Whose deletion does not affect your payoff? The difference between the Shapley value, the egalitarian value, the solidarity value, and the Banzhaf value

► A unified axiomatic characterization of one-point solutions is provided. ► Any linear and symmetric solution satisfies the BCC. ► Any efficient solution satisfying the BCC and invariance axioms is axiomatized. ► The Shapley value, the egalitarian value and the solidarity value are axiomatized. ► The BCC, an invariance axiom and other properties axiomatize the Banzhaf value. This study provides a unified axiomatic characterization method of one-point solutions for cooperative games with transferable utilities.
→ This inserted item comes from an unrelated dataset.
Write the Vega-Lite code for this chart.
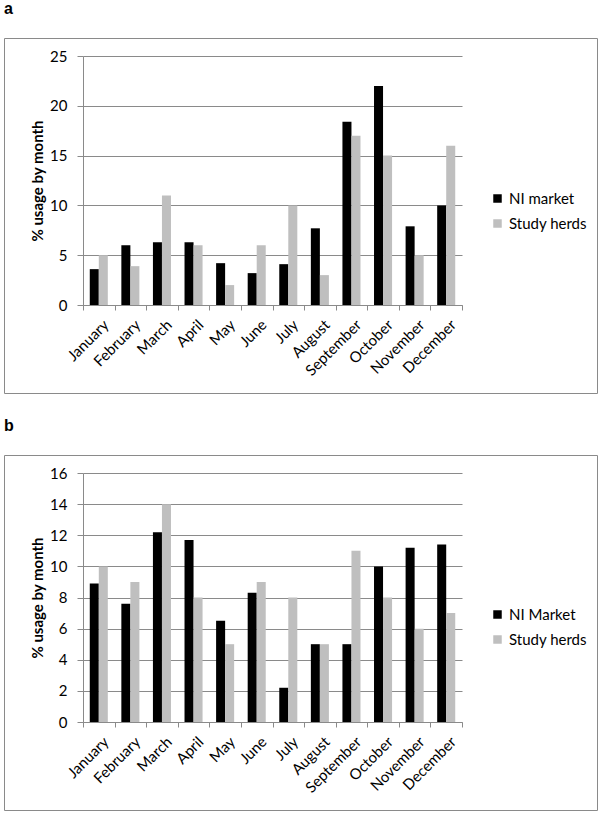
{
  "$schema": "https://vega.github.io/schema/vega-lite/v6.json",
  "padding": {"left": 3, "top": 0, "right": 3, "bottom": 0},
  "autosize": {"type": "pad"},
  "background": "white",
  "datasets": {
    "a": [
      {"month": "January", "series": "NI market", "value": 3.6},
      {"month": "January", "series": "Study herds", "value": 5},
      {"month": "February", "series": "NI market", "value": 6},
      {"month": "February", "series": "Study herds", "value": 3.9},
      {"month": "March", "series": "NI market", "value": 6.3},
      {"month": "March", "series": "Study herds", "value": 11},
      {"month": "April", "series": "NI market", "value": 6.3},
      {"month": "April", "series": "Study herds", "value": 6},
      {"month": "May", "series": "NI market", "value": 4.2},
      {"month": "May", "series": "Study herds", "value": 2},
      {"month": "June", "series": "NI market", "value": 3.2},
      {"month": "June", "series": "Study herds", "value": 6},
      {"month": "July", "series": "NI market", "value": 4.1},
      {"month": "July", "series": "Study herds", "value": 10},
      {"month": "August", "series": "NI market", "value": 7.7},
      {"month": "August", "series": "Study herds", "value": 3},
      {"month": "September", "series": "NI market", "value": 18.4},
      {"month": "September", "series": "Study herds", "value": 17},
      {"month": "October", "series": "NI market", "value": 22},
      {"month": "October", "series": "Study herds", "value": 15},
      {"month": "November", "series": "NI market", "value": 7.9},
      {"month": "November", "series": "Study herds", "value": 5},
      {"month": "December", "series": "NI market", "value": 10},
      {"month": "December", "series": "Study herds", "value": 16}
    ],
    "b": [
      {"month": "January", "series": "NI Market", "value": 8.9},
      {"month": "January", "series": "Study herds", "value": 10},
      {"month": "February", "series": "NI Market", "value": 7.6},
      {"month": "February", "series": "Study herds", "value": 9},
      {"month": "March", "series": "NI Market", "value": 12.2},
      {"month": "March", "series": "Study herds", "value": 14},
      {"month": "April", "series": "NI Market", "value": 11.7},
      {"month": "April", "series": "Study herds", "value": 8},
      {"month": "May", "series": "NI Market", "value": 6.5},
      {"month": "May", "series": "Study herds", "value": 5},
      {"month": "June", "series": "NI Market", "value": 8.3},
      {"month": "June", "series": "Study herds", "value": 9},
      {"month": "July", "series": "NI Market", "value": 2.2},
      {"month": "July", "series": "Study herds", "value": 8},
      {"month": "August", "series": "NI Market", "value": 5},
      {"month": "August", "series": "Study herds", "value": 5},
      {"month": "September", "series": "NI Market", "value": 5},
      {"month": "September", "series": "Study herds", "value": 11},
      {"month": "October", "series": "NI Market", "value": 10},
      {"month": "October", "series": "Study herds", "value": 8},
      {"month": "November", "series": "NI Market", "value": 11.2},
      {"month": "November", "series": "Study herds", "value": 6},
      {"month": "December", "series": "NI Market", "value": 11.4},
      {"month": "December", "series": "Study herds", "value": 7}
    ]
  },
  "config": {
    "font": "Lato",
    "view": {"stroke": "#8a8a8a", "strokeWidth": 1},
    "axis": {
      "domainColor": "#8a8a8a",
      "tickColor": "#8a8a8a",
      "gridColor": "#8a8a8a",
      "labelColor": "#000000",
      "titleColor": "#000000",
      "labelFont": "Lato",
      "labelFontSize": 15,
      "titleFont": "Lato",
      "tickSize": 5
    },
    "legend": {
      "labelFont": "Lato",
      "labelFontSize": 15,
      "labelColor": "#000000",
      "symbolType": "square",
      "symbolSize": 72,
      "symbolStrokeWidth": 0,
      "rowPadding": 9,
      "labelOffset": 4
    },
    "title": {"font": "Liberation Sans", "fontSize": 16, "fontWeight": "bold", "color": "#000000"}
  },
  "spacing": 23,
  "vconcat": [
    {
      "width": 593,
      "height": 355,
      "title": {"text": "a", "anchor": "start", "offset": 8, "baseline": "alphabetic"},
      "data": {"name": "a"},
      "mark": {"type": "bar"},
      "encoding": {
        "x": {
          "field": "month", "type": "nominal",
          "sort": ["January", "February", "March", "April", "May", "June", "July", "August", "September", "October", "November", "December"],
          "scale": {"range": [79, 458], "paddingInner": 0, "paddingOuter": 0},
          "axis": {"title": null, "labelAngle": -45, "offset": -88, "tickBand": "extent", "grid": false, "labelPadding": 7, "labelOffset": 2}
        },
        "xOffset": {"field": "series", "type": "nominal", "scale": {"paddingInner": 0, "paddingOuter": 0.75}},
        "y": {
          "field": "value", "type": "quantitative",
          "scale": {"domain": [0, 25], "range": [267, 18], "nice": false},
          "axis": {"title": "% usage by month", "values": [0, 5, 10, 15, 20, 25], "offset": -79, "grid": true, "tickSize": 6, "labelPadding": 10, "titleFontWeight": "bold", "titleFontSize": 15, "titlePadding": 4}
        },
        "color": {
          "field": "series", "type": "nominal",
          "scale": {"domain": ["NI market", "Study herds"], "range": ["#000000", "#bfbfbf"]},
          "legend": {"title": null, "orient": "none", "legendX": 486, "legendY": 153}
        }
      }
    },
    {
      "width": 593,
      "height": 355,
      "title": {"text": "b", "anchor": "start", "offset": 8, "baseline": "alphabetic"},
      "data": {"name": "b"},
      "mark": {"type": "bar"},
      "encoding": {
        "x": {
          "field": "month", "type": "nominal",
          "sort": ["January", "February", "March", "April", "May", "June", "July", "August", "September", "October", "November", "December"],
          "scale": {"range": [79, 458], "paddingInner": 0, "paddingOuter": 0},
          "axis": {"title": null, "labelAngle": -45, "offset": -88, "tickBand": "extent", "grid": false, "labelPadding": 7, "labelOffset": 2}
        },
        "xOffset": {"field": "series", "type": "nominal", "scale": {"paddingInner": 0, "paddingOuter": 0.75}},
        "y": {
          "field": "value", "type": "quantitative",
          "scale": {"domain": [0, 16], "range": [267, 18], "nice": false},
          "axis": {"title": "% usage by month", "values": [0, 2, 4, 6, 8, 10, 12, 14, 16], "offset": -79, "grid": true, "tickSize": 6, "labelPadding": 10, "titleFontWeight": "bold", "titleFontSize": 15, "titlePadding": 4}
        },
        "color": {
          "field": "series", "type": "nominal",
          "scale": {"domain": ["NI Market", "Study herds"], "range": ["#000000", "#bfbfbf"]},
          "legend": {"title": null, "orient": "none", "legendX": 486, "legendY": 152}
        }
      }
    }
  ],
  "resolve": {
    "scale": {"color": "independent", "x": "independent", "y": "independent", "xOffset": "independent"},
    "legend": {"color": "independent"}
  }
}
Any one-point solution that satisfies efficiency, the balanced cycle contributions property (BCC), and the axioms related to invariance under a player deletion is characterized as a corollary of our general result. BCC is a weaker requirement than the well-known balanced contributions property. Any one-point solution that is both symmetric and linear satisfies BCC. The invariance axioms necessitate that the deletion of a specific player from games does not affect the other players’ payoffs, and this deletion is different with respect to solutions. As corollaries of the above characterization result, we are able to characterize the well-known one-point solutions, the Shapley, egalitarian, and solidarity values, in a unified manner. We also studied characterizations of an inefficient one-point solution, the Banzhaf value that is a well-known alternative to the Shapley value.